Мне трудно сравнивать с тем, что происходит сейчас. Я уже не так в эту кухню погружен. Поменялась команда. Поменялась структура самого послания — теперь это не два документа, а один. Как в Америке: та речь, которую произносит президент. — это и есть послание.
— Тем не менее принято считать, что ельцинские послания лишь принимались к сведению. А Путин дает команду, обязательную для исполнения.
— Ровно наоборот. И если говорить о каких-то серьезных сюжетных изменениях, то главное из них — послания стали менее конкретны. В принципе это стиль нынешней администрации — меньше обещать. В тех посланиях прямо приводились списки законопроектов, которые нужно принять. Могли присутствовать конкретные задачи и сроки для правительства.
— Если говорить о непосредственной реализации поставленных в послании задач?
— Бессмысленно сравнивать: Ельцин рисковал давать конкретные задания и обещания — и их не выполнять. А Путин этой ошибки старается избегать. То есть намечает векторы, но не отмечает рубежи.
— Абсолютная закрытость содержания президентского послания: тут, кажется, сравнения вполне уместны. Вы, помнится, заранее знакомили журналистов с его основными тезисами. Что это — пиаровский ход для подогрева общественного интереса?
— Да нет, я думаю, это отражение общей тенденции. Стиль такой — сейчас в принципе политика более закрытая. Раньше информировали не только прессу, на последних этапах просили приехать депутатов разных фракций, давали читать послание, слушали их замечания. То есть немножко по-другому все выглядело.

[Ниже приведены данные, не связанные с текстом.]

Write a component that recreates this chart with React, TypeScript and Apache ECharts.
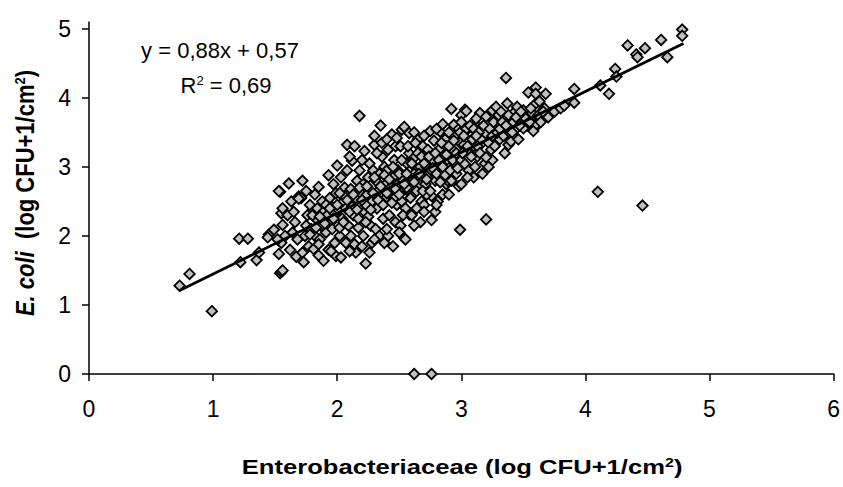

Я думаю, что эта закрытость — скорее следствие торговли внутри путинской команды, среди разных ее фрагментов за то, что туда должно войти. То есть и мы спорили, безусловно. Но, грубо говоря, технология была такая: есть узкий круг лиц, которому президент доверяет решение задачи, и они за все отвечают. Мог на последней стадии приехать Черномырдин или Чубайс и спорить по поводу конкретных цифр: какой процент должен быть — 2,5 или 2,7. То есть они с Лившицем запираются и препираются, но по концепции никто спорить не будет: президент ее утвердил. Сейчас, насколько я представляю, это выглядит несколько по-другому.